Thursday, April 15, 2010
Eeyore
Thing 1 has long had a real soft spot in her heart for Eeyore. Not his attitude, but the little blue donkey beanie baby that used to sit on top of my monitor from way back when I was a Working Girl. One day shortly after she started walking, she saw him there, wordlessly gestured to him, and then took him for her own. He had been with me for a long time, I was a little attached to him too, so I expected I'd be able to pick him up when she was done carrying him around, and he'd resume his place on my monitor.
But he endured. He became the first fierce attachment she made, one of those things that your kids CANNOT sleep without. She called him "My Sister Eeyore." She still has a much loved Eeyore in her bed each night.
So when they announced in school that they were having the annual "Sculpt a storybook character" project for the library, I wasn't at all surprised that Thing 1 wanted to sculpt Eeyore. (Thing 2 didn't want to participate, that's more Thing 1's thing.) I had heard about a foamy hard drying clay that is easy to work with, and bought her some. She worked on him for several days, and this is the proud result.
I'm embarrassed at how lazy I am not to have taken pictures with my real camera, just with my phone. And I did go so far as to push the bags of sculpting clay out of the main part of the picture... but none of my close ups are any good, they're just varying levels of blurry.

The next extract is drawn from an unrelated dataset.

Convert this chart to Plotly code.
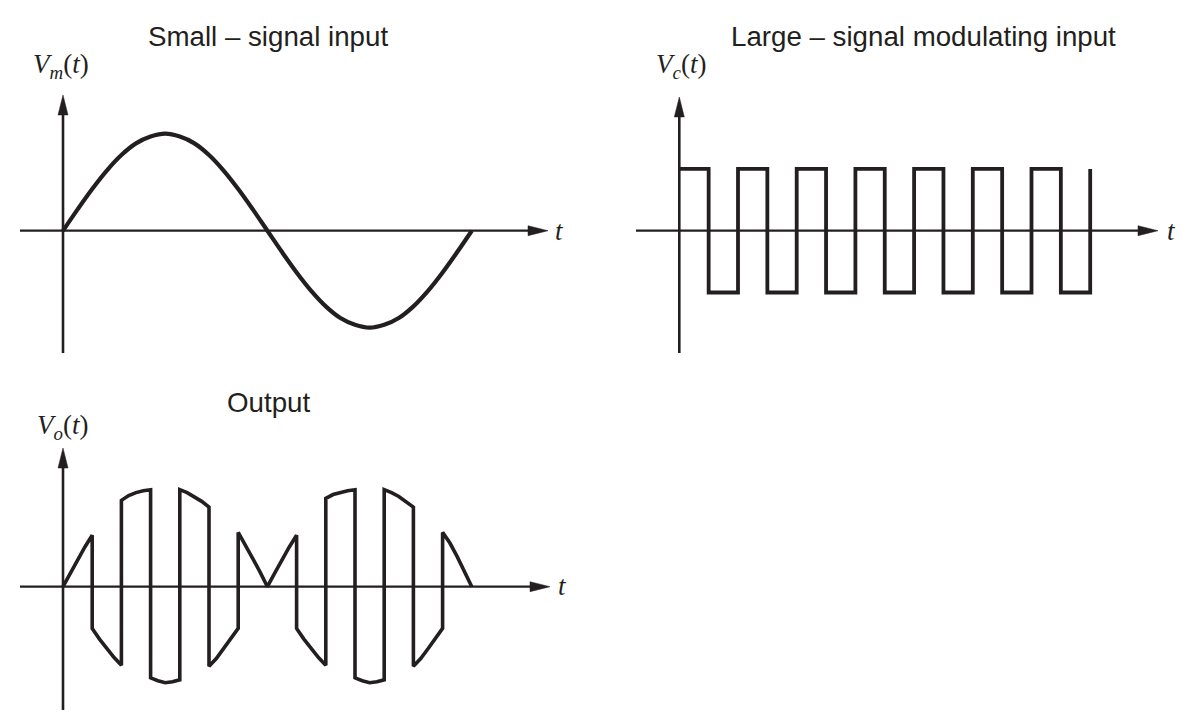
import plotly.graph_objects as go

# ---------------- data ----------------
# time in units of half-periods of the square-wave carrier
t_fine = [i * 0.5 for i in range(29)]
vm_values = [0.00, 0.22, 0.43, 0.62, 0.78, 0.90, 0.97, 1.00, 0.97, 0.90, 0.78, 0.62, 0.43, 0.22,
             0.00, -0.22, -0.43, -0.62, -0.78, -0.90, -0.97, -1.00, -0.97, -0.90, -0.78, -0.62,
             -0.43, -0.22, 0.00]

t_edges = list(range(15))
vc_levels = [1, -1, 1, -1, 1, -1, 1, -1, 1, -1, 1, -1, 1, -1, 1]

# output: values at 0, 1/4, 1/2, 3/4 and the end of every carrier half-period
vo_start = [0.00, -0.43, 0.89, -0.94, 1.00, -0.82, 0.56, 0.00, -0.43, 0.91, -0.94, 1.00, -0.82, 0.56]
vo_q1 = [0.14, -0.54, 0.94, -0.97, 0.97, -0.74, 0.43, 0.14, -0.54, 0.95, -0.97, 0.97, -0.74, 0.45]
vo_mid = [0.28, -0.64, 0.97, -0.99, 0.93, -0.64, 0.29, 0.28, -0.64, 0.97, -0.99, 0.93, -0.64, 0.31]
vo_q3 = [0.41, -0.73, 0.99, -0.98, 0.88, -0.54, 0.15, 0.41, -0.73, 0.99, -0.98, 0.88, -0.54, 0.16]
vo_end = [0.53, -0.81, 1.00, -0.96, 0.82, -0.43, 0.00, 0.53, -0.81, 1.00, -0.96, 0.82, -0.43, 0.00]

titles = ["Small – signal input", "Large – signal modulating input", "Output"]
ylabels = ["<i>V</i><sub><i>m</i></sub>(<i>t</i>)",
           "<i>V</i><sub><i>c</i></sub>(<i>t</i>)",
           "<i>V</i><sub><i>o</i></sub>(<i>t</i>)"]
xlabel = "<i>t</i>"

# ---------------- layout constants (pixels) ----------------
W, H = 1190, 724
INK = "#231f20"


class Panel:
    def __init__(self, x0, xppu, y0, yppu, dom_x, dom_y):
        self.x0, self.xppu, self.y0, self.yppu = x0, xppu, y0, yppu
        self.dom_x, self.dom_y = dom_x, dom_y

    def dx(self, px):
        return (px - self.x0) / self.xppu

    def dy(self, py):
        return (self.y0 - py) / self.yppu

    def xaxis(self):
        a, b = self.dom_x
        return dict(domain=[a / W, b / W], range=[self.dx(a), self.dx(b)], visible=False, fixedrange=True)

    def yaxis(self):
        top, bot = self.dom_y
        return dict(domain=[1 - bot / H, 1 - top / H], range=[self.dy(bot), self.dy(top)],
                    visible=False, fixedrange=True)


p1 = Panel(63, 29.2, 230.7, 97, (0, 595), (85, 370))
p2 = Panel(679.3, 29.35, 230.7, 61.8, (598, 1190), (85, 370))
p3 = Panel(63, 29.2, 586.7, 97, (0, 595), (435, 724))
panels = [p1, p2, p3]

# axis extents in pixels: (x_left, x_tip, y_bottom, y_tip)
axis_px = [(20, 548, 353, 95), (636, 1158, 353, 97), (20, 550, 710, 448)]

fig = go.Figure()

# small-signal sine
fig.add_trace(go.Scatter(x=t_fine, y=vm_values, mode="lines", xaxis="x", yaxis="y",
                         line=dict(color=INK, width=4.2, shape="spline", smoothing=1.0),
                         hoverinfo="skip"))
# square-wave carrier
fig.add_trace(go.Scatter(x=t_edges, y=vc_levels, mode="lines", xaxis="x2", yaxis="y2",
                         line=dict(color=INK, width=3.8, shape="hv"), hoverinfo="skip"))
# output
vo_x, vo_y = [], []
for k in range(len(vo_start)):
    a, b = t_edges[k], t_edges[k + 1]
    vo_x += [a, a + (b - a) * 0.25, a + (b - a) * 0.5, a + (b - a) * 0.75, b]
    vo_y += [vo_start[k], vo_q1[k], vo_mid[k], vo_q3[k], vo_end[k]]
fig.add_trace(go.Scatter(x=vo_x, y=vo_y, mode="lines", xaxis="x3", yaxis="y3",
                         line=dict(color=INK, width=3.6), hoverinfo="skip"))

shapes = []
annotations = []
refs = [("x", "y"), ("x2", "y2"), ("x3", "y3")]
for p, (xr, yr), (xl, xt, yb, yt) in zip(panels, refs, axis_px):
    AL = 20  # arrow length px
    shapes.append(dict(type="line", xref=xr, yref=yr, x0=p.dx(xl), x1=p.dx(xt - AL + 2), y0=0, y1=0,
                       line=dict(color=INK, width=2.2)))
    shapes.append(dict(type="line", xref=xr, yref=yr, x0=0, x1=0, y0=p.dy(yb), y1=p.dy(yt + AL - 2),
                       line=dict(color=INK, width=2.6)))
    shapes.append(dict(type="path", xref=xr, yref=yr, xsizemode="pixel", ysizemode="pixel",
                       xanchor=p.dx(xt), yanchor=0, path="M0,0L-%d,5L-%d,-5Z" % (AL, AL),
                       fillcolor=INK, line=dict(color=INK, width=0.5)))
    shapes.append(dict(type="path", xref=xr, yref=yr, xsizemode="pixel", ysizemode="pixel",
                       xanchor=0, yanchor=p.dy(yt), path="M0,0L-5,-%dL5,-%dZ" % (AL, AL),
                       fillcolor=INK, line=dict(color=INK, width=0.5)))


def ann(text, cx, cy, family, size):
    return dict(text=text, x=cx / W, y=1 - cy / H, xref="paper", yref="paper", showarrow=False,
                xanchor="center", yanchor="middle", font=dict(family=family, size=size, color=INK))


sans = "Liberation Sans, Arial, sans-serif"
serif = "Liberation Serif, Times New Roman, serif"
title_pos = [(268, 37), (923.5, 37), (268, 402)]
ylab_pos = [(61.5, 66), (680.5, 66), (62.5, 427)]
tlab_pos = [(559, 231), (1171, 231), (562, 586)]
for i in range(3):
    annotations.append(ann(titles[i], *title_pos[i], sans, 27.7))
    annotations.append(ann(ylabels[i], *ylab_pos[i], serif, 27))
    annotations.append(ann(xlabel, *tlab_pos[i], serif, 27))

fig.update_layout(
    width=W, height=H, margin=dict(l=0, r=0, t=0, b=0),
    paper_bgcolor="white", plot_bgcolor="white", showlegend=False,
    xaxis=p1.xaxis(), yaxis=p1.yaxis(),
    xaxis2=dict(p2.xaxis(), anchor="y2"), yaxis2=dict(p2.yaxis(), anchor="x2"),
    xaxis3=dict(p3.xaxis(), anchor="y3"), yaxis3=dict(p3.yaxis(), anchor="x3"),
    shapes=shapes, annotations=annotations,
)

fig.write_html("out.html")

So her attention to detail goes undocumented. The black bird on the wire above Eeyore's head is a robin, you can't see his red breast or bright blue eyes. And the reeds growing around the pond are a little hard to make out, as are the baby ducks. You can't see the screw she used to attach his tail. I argued for a nail, but she decided it's a screw. Parental involvement in this is supposed to be minimal, the only advice I gave her was on how to make brown from red, yellow, and blue clay. Suffice it to say she's very proud of her creation, and is hoping for a prize.

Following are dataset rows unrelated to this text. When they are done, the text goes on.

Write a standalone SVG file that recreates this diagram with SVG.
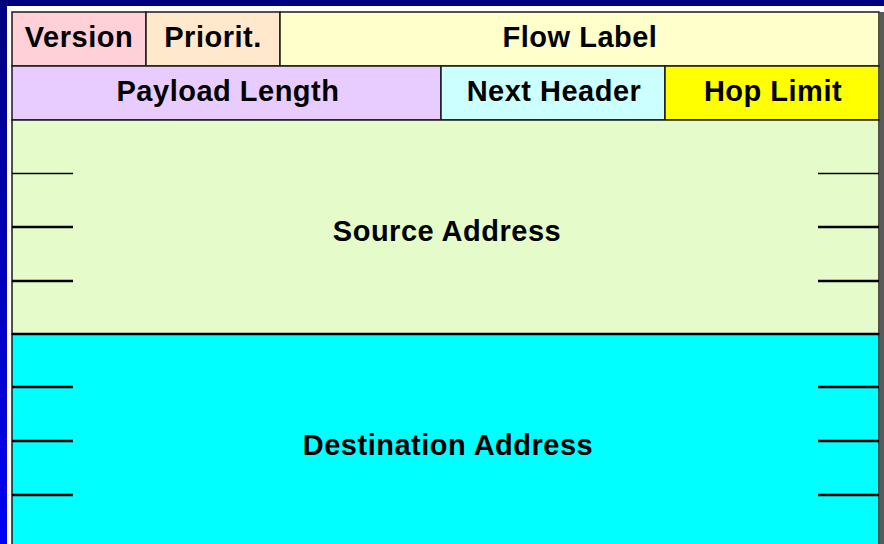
<svg xmlns="http://www.w3.org/2000/svg" width="884" height="544" viewBox="0 0 884 544">
<defs>
<linearGradient id="bg" x1="0" y1="0" x2="0" y2="1">
<stop offset="0" stop-color="#000080"/>
<stop offset="1" stop-color="#0000f4"/>
</linearGradient>
</defs>
<style>
.cell{stroke:#1a1a1a;stroke-width:1.5}
.lbl{font-family:"Liberation Sans",Arial,sans-serif;font-weight:bold;font-size:29px;letter-spacing:0.5px;fill:#000;text-anchor:middle}
.tk{stroke:#000;stroke-width:2.5}
.tk1{stroke:#000;stroke-width:1.5}
</style>
<rect x="0" y="0" width="884" height="544" fill="url(#bg)"/>
<rect x="7" y="6" width="877" height="538" fill="#ffffff"/>
<rect x="880" y="12" width="4" height="532" fill="#5a5a5a"/>
<g id="version"><rect class="cell" x="12" y="12" width="134" height="54" fill="#ffd0d8"/><text class="lbl" x="79" y="47">Version</text></g>
<g id="priority"><rect class="cell" x="146" y="12" width="134" height="54" fill="#ffe8cc"/><text class="lbl" x="213" y="47">Priorit.</text></g>
<g id="flow-label"><rect class="cell" x="280" y="12" width="599" height="54" fill="#ffffcc"/><text class="lbl" x="580" y="47">Flow Label</text></g>
<g id="payload-length"><rect class="cell" x="12" y="66" width="429" height="54" fill="#e8ccff"/><text class="lbl" x="228" y="101">Payload Length</text></g>
<g id="next-header"><rect class="cell" x="441" y="66" width="224" height="54" fill="#ccffff"/><text class="lbl" x="554" y="101">Next Header</text></g>
<g id="hop-limit"><rect class="cell" x="665" y="66" width="214" height="54" fill="#ffff00"/><text class="lbl" x="773" y="101">Hop Limit</text></g>
<g id="source-address"><rect class="cell" x="12" y="120" width="867" height="214" fill="#e5fbca"/><text class="lbl" x="447" y="241">Source Address</text></g>
<g id="destination-address"><rect class="cell" x="12" y="334" width="867" height="230" fill="#00ffff"/><text class="lbl" x="448" y="455">Destination Address</text></g>
<g id="connectors">
<line class="tk1" x1="12" y1="173.5" x2="73" y2="173.5"/>
<line class="tk1" x1="818" y1="173.5" x2="879" y2="173.5"/>
<line class="tk" x1="12" y1="227" x2="73" y2="227"/>
<line class="tk" x1="818" y1="227" x2="879" y2="227"/>
<line class="tk" x1="12" y1="281" x2="73" y2="281"/>
<line class="tk" x1="818" y1="281" x2="879" y2="281"/>
<line class="tk" x1="12" y1="334" x2="879" y2="334"/>
<line class="tk" x1="12" y1="387" x2="73" y2="387"/>
<line class="tk" x1="818" y1="387" x2="879" y2="387"/>
<line class="tk" x1="12" y1="441" x2="73" y2="441"/>
<line class="tk" x1="818" y1="441" x2="879" y2="441"/>
<line class="tk" x1="12" y1="495" x2="73" y2="495"/>
<line class="tk" x1="818" y1="495" x2="879" y2="495"/>
</g>
</svg>
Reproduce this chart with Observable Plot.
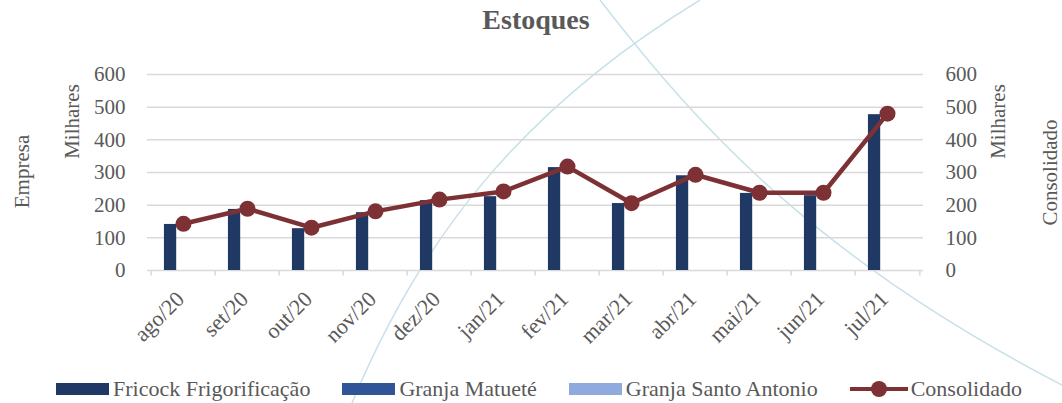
<!DOCTYPE html>
<html><head><meta charset="utf-8">
<script src="https://cdn.jsdelivr.net/npm/d3@7"></script>
<script src="https://cdn.jsdelivr.net/npm/@observablehq/plot@0.6"></script>
<style>
body{margin:0;background:#fff;font-family:"Liberation Serif","Times New Roman",serif;}
#wrap{position:relative;width:1062px;height:403px;overflow:hidden;}
#bg{position:absolute;left:0;top:0;}
#title{position:absolute;top:4px;left:0;width:1072px;text-align:center;font-weight:bold;font-size:28px;color:#595959;font-family:"Liberation Serif","Times New Roman",serif;}
#chart{position:absolute;left:0;top:50px;}
#legend{position:absolute;top:376px;left:0;width:1078px;display:flex;justify-content:center;align-items:center;font-size:22px;color:#595959;font-family:"Liberation Serif","Times New Roman",serif;}
.item{display:flex;align-items:center;margin-right:32px;}
.item:last-child{margin-right:0;}
.sw{width:53px;height:12px;margin-right:4px;}
.ln{position:relative;width:58px;height:16px;margin-right:3px;}
.ln:before{content:"";position:absolute;left:0;right:0;top:6px;height:4px;background:#7E3134;}
.ln:after{content:"";position:absolute;left:21px;top:0;width:16px;height:16px;border-radius:50%;background:#7E3134;}
#chart svg text{font-family:"Liberation Serif","Times New Roman",serif;}
</style></head>
<body>
<div id="wrap">
<svg id="bg" width="1062" height="403"><path d="M352,403 C420,240 520,110 700,0" fill="none" stroke="#c9e0ea" stroke-width="1.5"/><path d="M600,0 C700,130 820,260 1062,385" fill="none" stroke="#c9e0ea" stroke-width="1.5"/></svg>
<div id="title">Estoques</div>
<div id="chart"></div>
<div id="legend"></div>
</div>
<script>
const months = ["ago/20","set/20","out/20","nov/20","dez/20","jan/21","fev/21","mar/21","abr/21","mai/21","jun/21","jul/21"];
const fricock = [141,187,128,177,214,226,315,205,290,236,229,477];
const granjaMatuete = [0,0,0,0,0,0,0,0,0,0,0,0];
const granjaSantoAntonio = [0,0,0,0,0,0,0,0,0,0,0,0];
const consolidado = [143,189,131,181,217,242,318,206,293,238,238,480];
const yTicks = [0,100,200,300,400,500,600];
const seriesNames = ["Fricock Frigorificação","Granja Matueté","Granja Santo Antonio","Consolidado"];
const colors = ["#203864","#2F5597","#8FAADC","#7E3134"];

const data = months.map((m,i)=>({month:m,fricock:fricock[i],gm:granjaMatuete[i],gsa:granjaSantoAntonio[i],cons:consolidado[i]}));

const W=1062,H=320,ML=147,MR=139,MT=24,MB=100;
const bw=(W-ML-MR)/months.length;
const sub=bw*0.2;
const font={fontFamily:"Liberation Serif",fontSize:21,fill:"#595959",textAnchor:"middle"};

const chart = Plot.plot({
  width:W,height:H,marginLeft:ML,marginRight:MR,marginTop:MT,marginBottom:MB,
  style:{fontFamily:"Liberation Serif",fontSize:"21px",color:"#595959",background:"transparent",overflow:"visible"},
  x:{type:"band",domain:months,padding:0},
  y:{domain:[0,600]},
  marks:[
    Plot.ruleY(yTicks,{stroke:"#d9d9d9",strokeWidth:1.5}),
    Plot.ruleX(months,{x:d=>d,dx:-bw/2,y1:0,y2:-17,stroke:"#d9d9d9",strokeWidth:1.5}),
    Plot.ruleX([months[months.length-1]],{x:d=>d,dx:bw/2,y1:0,y2:-17,stroke:"#d9d9d9",strokeWidth:1.5}),
    Plot.barY(data,{x:"month",y:"fricock",fill:colors[0],insetLeft:sub,insetRight:bw-2*sub}),
    Plot.barY(data,{x:"month",y:"gm",fill:colors[1],insetLeft:2*sub,insetRight:bw-3*sub}),
    Plot.barY(data,{x:"month",y:"gsa",fill:colors[2],insetLeft:3*sub,insetRight:bw-4*sub}),
    Plot.line(data,{x:"month",y:"cons",stroke:colors[3],strokeWidth:4.5}),
    Plot.dot(data,{x:"month",y:"cons",fill:colors[3],r:8}),
    Plot.axisY({anchor:"left",ticks:yTicks,tickSize:0,tickPadding:22,label:null,fontSize:21}),
    Plot.axisY({anchor:"right",ticks:yTicks,tickSize:0,tickPadding:22,label:null,fontSize:21}),
    Plot.axisX({tickSize:0,tickPadding:25,tickRotate:-45,label:null,fontSize:22,dx:-3}),
    Plot.text(["Empresa"],{frameAnchor:"top-left",dx:14-ML,dy:121-MT,rotate:-90,...font,text:d=>d}),
    Plot.text(["Milhares"],{frameAnchor:"top-left",dx:64-ML,dy:71-MT,rotate:-90,...font,text:d=>d}),
    Plot.text(["Milhares"],{frameAnchor:"top-right",dx:990-(W-MR),dy:71-MT,rotate:-90,...font,text:d=>d}),
    Plot.text(["Consolidado"],{frameAnchor:"top-right",dx:1042-(W-MR),dy:122-MT,rotate:-90,...font,text:d=>d})
  ]
});
document.getElementById("chart").appendChild(chart);

const lg=document.getElementById("legend");
seriesNames.forEach((n,i)=>{
  const it=document.createElement("div");it.className="item";
  const s=document.createElement("div");
  if(i<3){s.className="sw";s.style.background=colors[i];}else{s.className="ln";}
  it.appendChild(s);
  const t=document.createElement("span");t.textContent=n;it.appendChild(t);
  lg.appendChild(it);
});
</script>
</body></html>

I went in with her to drop off her sculpture at the library today. I wanted to judge the competition. Each grade is judged by itself, and I must say there weren't many real contenders on the 2nd grade shelf. I think she's probably a shoe in for first place, but then I'm not a judge. I've seen judging for these sorts of events make very little sense. But that would be Eeyore-ish of me to say to her.